Your vote is extremely important. Please act now to help protect your investment. Using the WHITE card, cast your vote FOR the Board-approved nominees listed and AGAINST Saba’s recommended change to the Board’s staggered-term structure. Voting takes just a few minutes, and can be done on line, by phone or through the mail by following the instructions on the WHITE proxy card.

Saba representatives may contact you to solicit your vote. Please do not mail in the GOLD proxy card sent by the Saba, or any proxy card other than the WHITE proxy card. Doing so would cancel your vote to support the Fund and its current Board.

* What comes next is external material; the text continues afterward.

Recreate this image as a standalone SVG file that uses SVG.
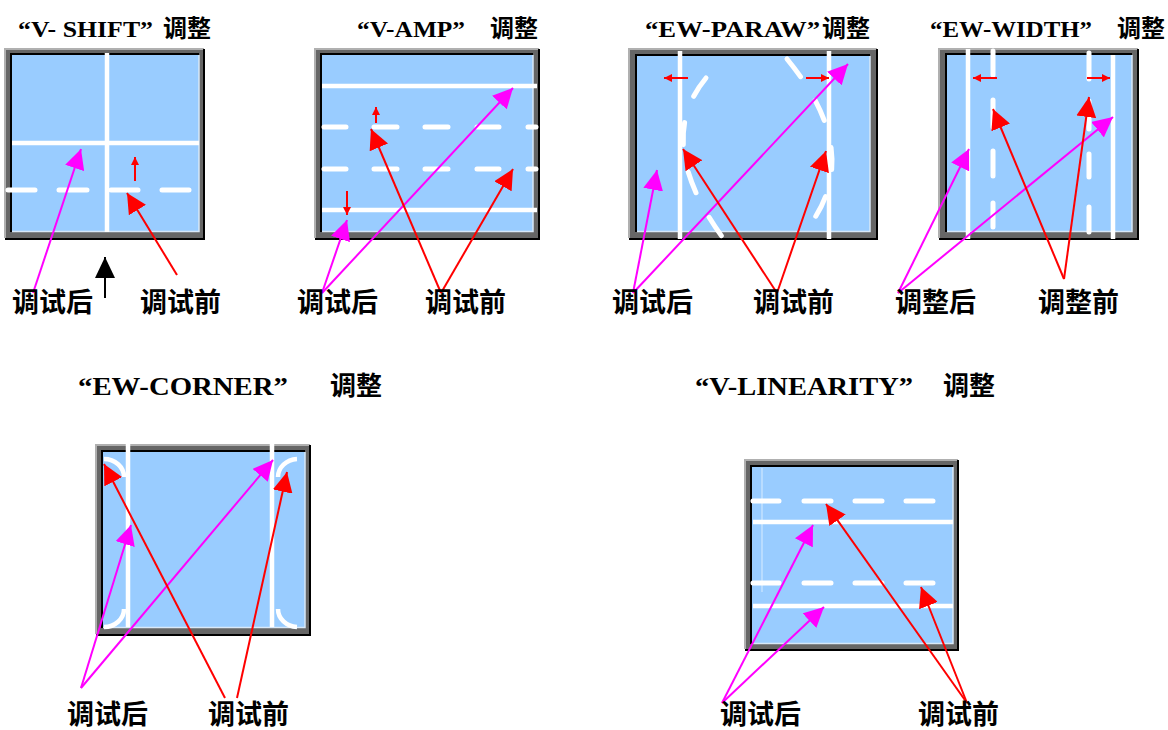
<svg xmlns="http://www.w3.org/2000/svg" width="1168" height="730" viewBox="0 0 1168 730">
<style>
.bg{fill:#ffffff}
.fo{fill:#666666}
.lt{fill:none;stroke:#b0b0b0;stroke-width:2}
.dk{fill:none;stroke:#000000;stroke-width:2}
.ib{fill:#000000}
.sc{fill:#99ccff}
.hl{fill:none;stroke:#d8e8f8;stroke-width:1.5}
.w{fill:none;stroke:#ffffff;stroke-width:4.5}
.wd{fill:none;stroke:#ffffff;stroke-width:5;stroke-linecap:round}
.mg{fill:none;stroke:#ff00ff;stroke-width:2}
.rd{fill:none;stroke:#ff0000;stroke-width:2}
.bk{fill:none;stroke:#000000;stroke-width:2}
.tl{font-family:"Liberation Serif","Noto Sans CJK SC",serif;font-weight:bold;fill:#000}
.tc{font-family:"Noto Sans CJK SC",sans-serif;font-weight:bold;fill:#000}
.lb{font-family:"Noto Sans CJK SC",sans-serif;font-size:27px;font-weight:bold;fill:#000}
</style>
<defs>
<marker id="hm" markerUnits="userSpaceOnUse" markerWidth="20" markerHeight="20" refX="20" refY="10" orient="auto"><path d="M0,0 L20,10 L0,20 z" fill="#ff00ff"/></marker>
<marker id="hr" markerUnits="userSpaceOnUse" markerWidth="20" markerHeight="20" refX="20" refY="10" orient="auto"><path d="M0,0 L20,10 L0,20 z" fill="#ff0000"/></marker>
<marker id="hk" markerUnits="userSpaceOnUse" markerWidth="21" markerHeight="20" refX="21" refY="10" orient="auto"><path d="M0,0 L21,10 L0,20 z" fill="#000000"/></marker>
<marker id="hs" markerUnits="userSpaceOnUse" markerWidth="8" markerHeight="8" refX="8" refY="4" orient="auto"><path d="M0,0 L8,4 L0,8 z" fill="#ff0000"/></marker>
</defs>
<rect class="bg" x="0" y="0" width="1168" height="730"/>

<g id="panel-v-shift">
<text class="tl" x="18" y="37" font-size="24" textLength="135" lengthAdjust="spacingAndGlyphs">“V- SHIFT”</text>
<text class="tc" x="163" y="37" font-size="24">调整</text>
<rect class="fo" x="5" y="49" width="199" height="190"/>
<path class="lt" d="M5,238 V49 H204"/>
<path class="dk" d="M5,239 H204 V49"/>
<rect class="ib" x="10" y="53" width="189" height="179"/>
<rect class="sc" x="12" y="55" width="187" height="177"/>
<path class="hl" d="M12,231.5 H199 V55"/>
<path class="w" d="M107,53 V232" stroke-width="5"/>
<path class="w" d="M12,143 H199" stroke-width="5"/>
<path class="wd" d="M8,190 H35 M59,190 H87 M111,190 H138 M162,190 H189"/>
</g>

<g id="panel-v-amp">
<text class="tl" x="357" y="37" font-size="24" textLength="108" lengthAdjust="spacingAndGlyphs">“V-AMP”</text>
<text class="tc" x="490" y="37" font-size="24">调整</text>
<rect class="fo" x="315" y="49" width="224" height="190"/>
<path class="lt" d="M315,238 V49 H539"/>
<path class="dk" d="M315,239 H539 V49"/>
<rect class="ib" x="320" y="53" width="213" height="179"/>
<rect class="sc" x="322" y="55" width="211" height="177"/>
<path class="hl" d="M322,231.5 H533 V55"/>
<path class="w" d="M322,86 H537"/>
<path class="w" d="M322,210 H537"/>
<path class="wd" d="M324,127 H346 M374,127 H397 M425,127 H448 M477,127 H499 M528,127 H536"/>
<path class="wd" d="M324,169 H346 M374,169 H397 M425,169 H448 M477,169 H499 M528,169 H536"/>
</g>

<g id="panel-ew-paraw">
<text class="tl" x="645" y="37" font-size="24" textLength="175" lengthAdjust="spacingAndGlyphs">“EW-PARAW”</text>
<text class="tc" x="822" y="37" font-size="24">调整</text>
<rect class="fo" x="629" y="49" width="248" height="190"/>
<path class="lt" d="M629,238 V49 H877"/>
<path class="dk" d="M629,239 H877 V49"/>
<rect class="ib" x="635" y="54" width="235" height="178"/>
<rect class="sc" x="637" y="56" width="233" height="176"/>
<path class="hl" d="M637,231.5 H870 V56"/>
<path class="w" d="M680,51 V239"/>
<path class="w" d="M829,51 V239"/>
<path class="wd" d="M706,78 Q653,142 723,238" stroke-dasharray="22 28"/>
<path class="wd" d="M787,59 Q862,150 812,222" stroke-dasharray="22 28"/>
</g>

<g id="panel-ew-width">
<text class="tl" x="930" y="37" font-size="24" textLength="162" lengthAdjust="spacingAndGlyphs">“EW-WIDTH”</text>
<text class="tc" x="1117" y="37" font-size="24">调整</text>
<rect class="fo" x="939" y="49" width="199" height="190"/>
<path class="lt" d="M939,238 V49 H1138"/>
<path class="dk" d="M939,239 H1138 V49"/>
<rect class="ib" x="945" y="53" width="187" height="179"/>
<rect class="sc" x="947" y="55" width="185" height="177"/>
<path class="hl" d="M947,231.5 H1132 V55"/>
<path class="w" d="M968,49 V239"/>
<path class="w" d="M1113,55 V239"/>
<path class="wd" d="M993,51 V75 M993,100 V127 M993,151 V176 M993,203 V227" stroke-width="4.5"/>
<path class="wd" d="M1089,53 V79 M1089,101 V129 M1089,154 V177 M1089,207 V232" stroke-width="4.5"/>
</g>

<g id="panel-ew-corner">
<text class="tl" x="78" y="395" font-size="26" textLength="210" lengthAdjust="spacingAndGlyphs">“EW-CORNER”</text>
<text class="tc" x="330" y="395" font-size="26">调整</text>
<rect class="fo" x="96" y="445" width="214" height="190"/>
<path class="lt" d="M96,634 V445 H310"/>
<path class="dk" d="M96,635 H310 V445"/>
<rect class="ib" x="101" y="450" width="204" height="178"/>
<rect class="sc" x="103" y="452" width="202" height="176"/>
<path class="hl" d="M103,627.5 H305 V452"/>
<path class="w" d="M128,443 V627"/>
<path class="w" d="M272,443 V627"/>
<path class="w" d="M104,459 A20,18 0 0 1 124,477"/>
<path class="w" d="M104,627 A20,18 0 0 0 124,609"/>
<path class="w" d="M297,459 A20,18 0 0 0 278,477"/>
<path class="w" d="M297,627 A20,18 0 0 1 278,609"/>
</g>

<g id="panel-v-linearity">
<text class="tl" x="695" y="395" font-size="26" textLength="218" lengthAdjust="spacingAndGlyphs">“V-LINEARITY”</text>
<text class="tc" x="943" y="395" font-size="26">调整</text>
<rect class="fo" x="745" y="460" width="213" height="190"/>
<path class="lt" d="M745,649 V460 H958"/>
<path class="dk" d="M745,650 H958 V460"/>
<rect class="ib" x="750" y="465" width="203" height="179"/>
<rect class="sc" x="752" y="467" width="201" height="177"/>
<path class="hl" d="M752,643.5 H953 V467"/>
<path d="M762,468 V592" stroke="#d8ecff" stroke-width="1" fill="none"/>
<path class="w" d="M753,522 H953"/>
<path class="w" d="M753,606 H953"/>
<path class="wd" d="M753,501 H779 M804,501 H831 M855,501 H882 M906,501 H933"/>
<path class="wd" d="M753,583 H779 M804,583 H831 M855,583 H882 M906,583 H933"/>
</g>

<g id="connectors">
<path class="mg" d="M33,293 L81,149" marker-end="url(#hm)"/>
<path class="rd" d="M177,275 L127,193" marker-end="url(#hr)"/>
<path class="bk" d="M105,298 L105,257" marker-end="url(#hk)"/>
<path class="rd" d="M135,181 L135,157" marker-end="url(#hs)"/>

<path class="mg" d="M322,293 L347,220" marker-end="url(#hm)"/>
<path class="mg" d="M322,293 L513,88" marker-end="url(#hm)"/>
<path class="rd" d="M441,293 L371,129" marker-end="url(#hr)"/>
<path class="rd" d="M441,293 L513,169" marker-end="url(#hr)"/>
<path class="rd" d="M376,123 L376,107" marker-end="url(#hs)"/>
<path class="rd" d="M347,191 L347,215" marker-end="url(#hs)"/>

<path class="mg" d="M633,293 L657,170" marker-end="url(#hm)"/>
<path class="mg" d="M633,293 L848,64" marker-end="url(#hm)"/>
<path class="rd" d="M777,293 L683,149" marker-end="url(#hr)"/>
<path class="rd" d="M777,293 L826,151" marker-end="url(#hr)"/>
<path class="rd" d="M688,78 L664,78" marker-end="url(#hs)"/>
<path class="rd" d="M806,78 L829,78" marker-end="url(#hs)"/>

<path class="mg" d="M898,293 L969,149" marker-end="url(#hm)"/>
<path class="mg" d="M898,293 L1113,117" marker-end="url(#hm)"/>
<path class="rd" d="M1064,279 L993,109" marker-end="url(#hr)"/>
<path class="rd" d="M1064,279 L1089,97" marker-end="url(#hr)"/>
<path class="rd" d="M997,78 L973,78" marker-end="url(#hs)"/>
<path class="rd" d="M1087,78 L1110,78" marker-end="url(#hs)"/>

<path class="mg" d="M81,688 L131,525" marker-end="url(#hm)"/>
<path class="mg" d="M81,688 L273,460" marker-end="url(#hm)"/>
<path class="rd" d="M225,698 L104,464" marker-end="url(#hr)"/>
<path class="rd" d="M237,698 L287,472" marker-end="url(#hr)"/>

<path class="mg" d="M722,703 L813,525" marker-end="url(#hm)"/>
<path class="mg" d="M722,703 L824,607" marker-end="url(#hm)"/>
<path class="rd" d="M967,703 L826,504" marker-end="url(#hr)"/>
<path class="rd" d="M967,703 L921,587" marker-end="url(#hr)"/>
</g>

<g id="labels">
<text class="lb" x="12" y="312">调试后</text>
<text class="lb" x="140" y="312">调试前</text>
<text class="lb" x="297" y="312">调试后</text>
<text class="lb" x="425" y="312">调试前</text>
<text class="lb" x="612" y="312">调试后</text>
<text class="lb" x="753" y="312">调试前</text>
<text class="lb" x="895" y="312">调整后</text>
<text class="lb" x="1038" y="312">调整前</text>
<text class="lb" x="67" y="724">调试后</text>
<text class="lb" x="208" y="724">调试前</text>
<text class="lb" x="720" y="724">调试后</text>
<text class="lb" x="918" y="724">调试前</text>
</g>
</svg>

Thank you for your vote to support the best interests of all Fund shareholders.

Sincerely,

William H. Park

Chairperson, Board of Trustees

Eaton Vance Floating-Rate Income Plus Fund

 

If you have any questions, you may speak to a live representative at the Fund’s proxy solicitor, AST Fund Solutions, LLC, toll-free at (800) 992-3086.

 

 

 

 

 

Past performance is no guarantee of future results. Returns are historical and are calculated net of management fees and other expenses by determining the percentage change in market price with all distributions reinvested in accordance with the Fund’s Dividend Reinvestment Plan. Performance at market price will differ from performance at net asset value due to variations in the Fund’s market price versus net asset value, which may reflect factors such as fluctuations in supply and demand for Fund shares, changes in Fund distributions, shifting market expectations for the Fund’s future returns and distribution rates, and other considerations affecting the trading prices of closed-end funds. Investment return and principal value will fluctuate so that shares, when sold, may be worth more or less than their original cost. Performance for periods less than or equal to one year is cumulative. Performance is for the stated time periods only; due to market volatility, current Fund performance may be lower or higher than the quoted returns. For performance as of the most recent month-end, please refer to eatonvance.com.